My short story Python is live on Lightspeed. This story had been reprinted more than any other piece of short fiction I’ve written, possibly excluding The Water Man. John Joseph Adams was courteous and helpful. He altered the contract so the story could stay up on Keith Brooke’s Infinity Plus. Assistant editor Jude Griffin interviewed me as well, and was a joy to work with. Thank you all. Also, Rei Murakami did the cover for the August issue. I really like her work, and she was one of the people we looked at for cover art for Playground of Lost Toys, forthcoming from Exile this fall. Python also appeared in Jeff VanderMeer’s seminal anthology, Album Zutique and in my 2008 Tightrope short story collection, After the Fires, edited by Halli Villegas and Myna Wallin. Lightspeed takes care of authors, so let’s take care of them. If you like what you read, please consider purchasing the issue or subscribing.

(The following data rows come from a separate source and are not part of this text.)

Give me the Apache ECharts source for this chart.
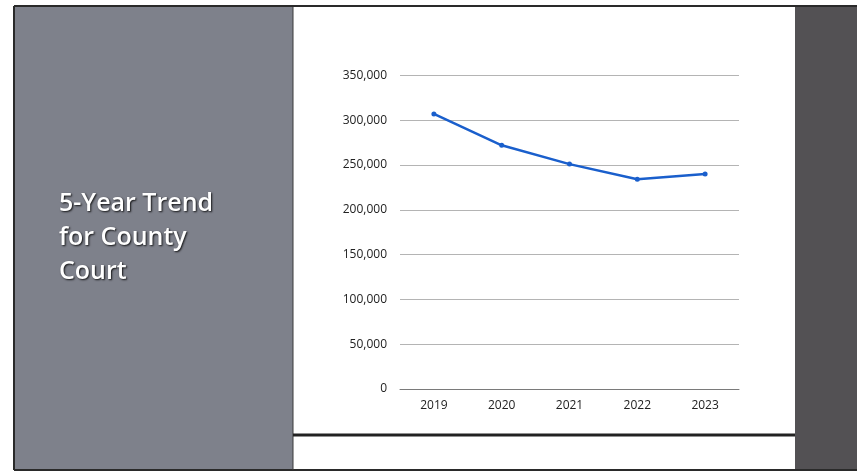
<!DOCTYPE html>
<html>
<head>
<meta charset="utf-8">
<script src="https://cdn.jsdelivr.net/npm/echarts@6/dist/echarts.min.js"></script>
<style>
  html, body { margin: 0; padding: 0; background: #ffffff; }
  #chart { width: 857px; height: 474px; }
</style>
</head>
<body>
<div id="chart"></div>
<script>
// Yearly case totals for County Court
const years = ['2019', '2020', '2021', '2022', '2023'];
const caseTotals = [307000, 272000, 251000, 234000, 240000];
const yTicks = { min: 0, max: 350000, step: 50000 };
const slideTitle = '5-Year Trend\nfor County\nCourt';

const chart = echarts.init(document.getElementById('chart'), null, { renderer: 'canvas' });

chart.setOption({
  backgroundColor: '#ffffff',
  animation: false,
  graphic: [
    // left title panel
    { type: 'rect', shape: { x: 15, y: 7, width: 278, height: 463 }, style: { fill: '#7e818b' }, z: -10 },
    // right side panel
    { type: 'rect', shape: { x: 795, y: 7, width: 62, height: 463 }, style: { fill: '#535154' }, z: -10 },
    // frame lines
    { type: 'line', shape: { x1: 14, y1: 6, x2: 857, y2: 6 }, style: { stroke: '#2a2a2a', lineWidth: 2 }, z: 5 },
    { type: 'line', shape: { x1: 14, y1: 6, x2: 14, y2: 470 }, style: { stroke: '#2a2a2a', lineWidth: 2 }, z: 5 },
    { type: 'line', shape: { x1: 14, y1: 470, x2: 857, y2: 470 }, style: { stroke: '#2a2a2a', lineWidth: 2 }, z: 5 },
    { type: 'line', shape: { x1: 293, y1: 7, x2: 293, y2: 470 }, style: { stroke: '#3a3a3a', lineWidth: 1 }, z: 5 },
    { type: 'line', shape: { x1: 293, y1: 435, x2: 795, y2: 435 }, style: { stroke: '#222222', lineWidth: 3 }, z: 5 },
    // slide title
    {
      type: 'text', left: 59, top: 187, z: 6,
      style: {
        text: slideTitle,
        fill: '#ffffff',
        font: '600 25px "Open Sans", sans-serif',
        lineHeight: 34,
        textShadowColor: 'rgba(0,0,0,0.85)',
        textShadowBlur: 2,
        textShadowOffsetX: 1,
        textShadowOffsetY: 1
      }
    }
  ],
  grid: { left: 400, right: 118, top: 75.4, bottom: 85, containLabel: false },
  xAxis: {
    type: 'category',
    data: years,
    boundaryGap: true,
    axisLine: { show: true, lineStyle: { color: '#7a7a7a', width: 1 } },
    axisTick: { show: false },
    axisLabel: { color: '#222222', fontSize: 12, margin: 11, fontFamily: '"Open Sans", sans-serif' }
  },
  yAxis: {
    type: 'value',
    min: yTicks.min,
    max: yTicks.max,
    interval: yTicks.step,
    axisLine: { show: false },
    axisTick: { show: false },
    splitLine: { show: true, lineStyle: { color: '#b4b4b4', width: 1 } },
    axisLabel: {
      color: '#222222', fontSize: 12, margin: 13, fontFamily: '"Open Sans", sans-serif',
      formatter: v => v.toLocaleString('en-US')
    }
  },
  series: [{
    type: 'line',
    data: caseTotals,
    symbol: 'circle',
    symbolSize: 5,
    lineStyle: { color: '#1a5fcc', width: 2.5 },
    itemStyle: { color: '#1a5fcc' }
  }]
});
</script>
</body>
</html>
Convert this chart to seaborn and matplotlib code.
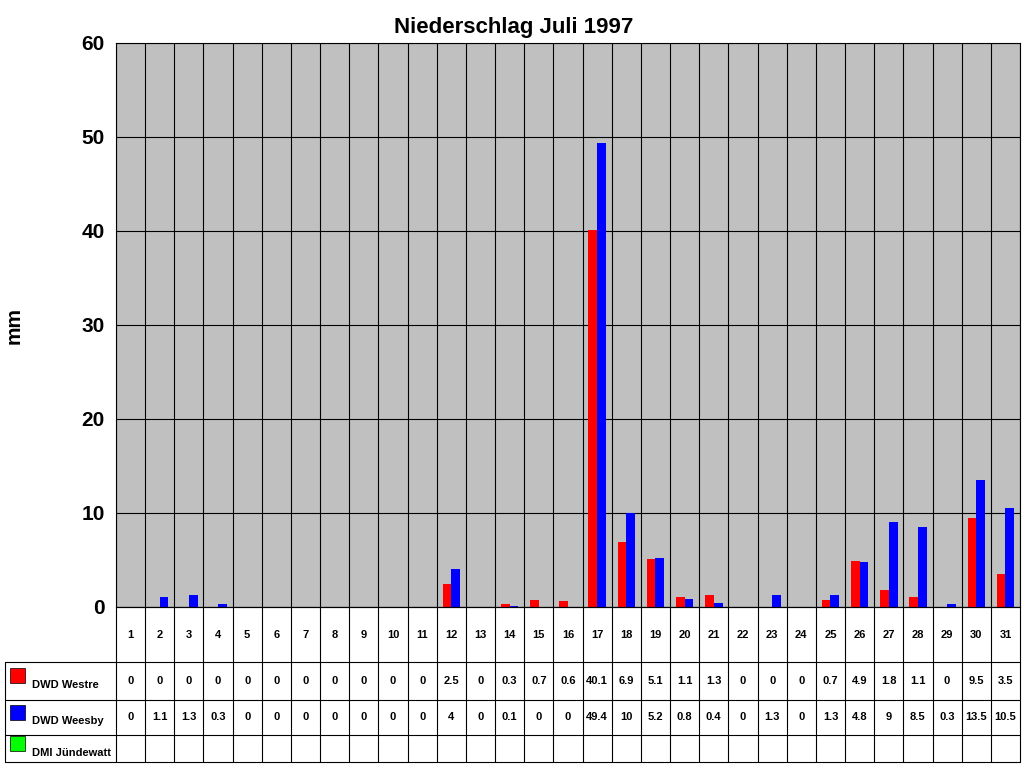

From Author Spotlight by JUDE GRIFFIN
How did “Python” come about?
When I wrote “Python” I was living on a farm in eastern Peterborough County in Ontario, looking after small children, a big house, and a large vegetable garden. It was hard to find time to write, partly, I’m sure, because I hung cloth diapers out, more fool me. But I was disciplined and wrote every day — writing was important and I had the role model of my mother, the painter Christiane Pflug, who painted all day, every day, whether she felt like it or not. My partner, the multimedia artist Doug Back, was a devoted dad and played with the kids while I worked if he was home from the city. I had a little room on the second floor overlooking the driveway; across the road lay a swamp where the dogwoods filled with chorus frogs every spring. I had an arts council grant to work on short fiction — never underestimate the importance of funding — especially in Canada where writers and publishers compete for readers with US publishers with far greater resources. Notice I am telling a Woolfian kind of tale here — about a room of one’s own, childcare, and a stipend — it’s still relevant.
“Python” is inspired by a trip I took to New Orleans with a close friend when we were young. New Orleans was a revelation — my one and only trip to the American south. I’m told it’s not representative — that New Orleans isn’t really the south, just as Berlin, where my family is from, isn’t really Germany.